12 May 2023


CLECAT called for the uptake of high-capacity transport in Europe to support sustainable and efficient transport logistics at Transport Logistics Munich on 9 May. In anticipation of a proposal for a revised Directive on Weight and Dimensions, at times of high energy prices, driver shortages and an urgent need to reduce CO2 emissions, rationalising logistics operations by means of high-capacity transport is more interesting than ever. Yet, there are remaining challenges which prevent the use of high-capacity transport in Europe as debated by a panel of industry, research and government representatives.

 Ben Kraaijenhagen, Technical coordinator of the ZEFES Project gave a keynote introduction on the current and upcoming challenges of transport and logistics. ‘As freight demand is expected to grow significantly (+49% between 2010 and 2040), coupled with the need to drastically reduce GHG emissions from the sector to meet the Paris agreement’s targets, it is of utmost importance to increase the efficiency of transport and logistics. High-capacity transport, using longer combinations of vehicles is one of the main solutions to reach these goals’, he noted. Mr Kraaijenhagen presented the main objective of ZEFES project, which stands for ‘Zero Emission, flexible vehicle platforms with modular powertrains serving the long-haul Freight EcoSystem’. ZEFES will demonstrate the potential of zero-emission heavy-duty vehicles operating under real logistic conditions across Europe by identifying and operating a certain number of real use cases, including intermodal transport and high-capacity transport.
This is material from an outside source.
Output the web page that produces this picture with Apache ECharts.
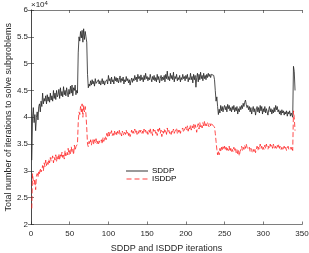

 Bram Ewals, CEO of Ewals Cargo Care gave a testimony on the piloting of the Duo-trailer, a 32-metre-long vehicle combination (two standard trailers attached to the tractor) noting that ‘duo-trailers are an excellent tool for multimodality and can help decarbonise road transport by putting less vehicles on the road. However, this vehicle combination should be able to operate across borders to fully maximise its potential.’ Dirk-Jan de Bruijn, in charge of innovation and strategy at the Dutch Ministry of Infrastructure noted that the complexity of European and national rules hampers the uptake of such vehicles: ‘While the first trial of Duo-trailers in the Netherlands had been conducted in January 2019, there is still a long way to go to authorise their use, due to complex rules managed by different government authorities and agencies which do not collaborate together enough. Now that several countries in Scandinavia and in Spain have demonstrated the potential for the wide use of these vehicle combinations, other countries should follow, at least by authorising their use in very-specific uses cases, such as between logistics areas.’

 With regards to safety concerns of high-capacity vehicles, Lena Larsson, Project Manager HCT at Volvo Technology, explained that there is no clear evidence that longer combinations of vehicles would decrease road safety: ‘The number of accidents is instead correlated to the number of vehicles on the road, and not to their size. So high-capacity vehicles could help improve road safety in general by reducing the number of trucks on the road.’

 Nicolette van der Jagt, Director General of CLECAT, moderator the panel, summarised the important takeaways: all stakeholders seek to reduce GHG emissions and congestion, to alleviate the shortage of drivers, and to improve road safety while absorbing the expected growth of freight transport demand. Therefore, she concluded, ‘we need more pilots now to transport more with less vehicles in combination with smart technologies.’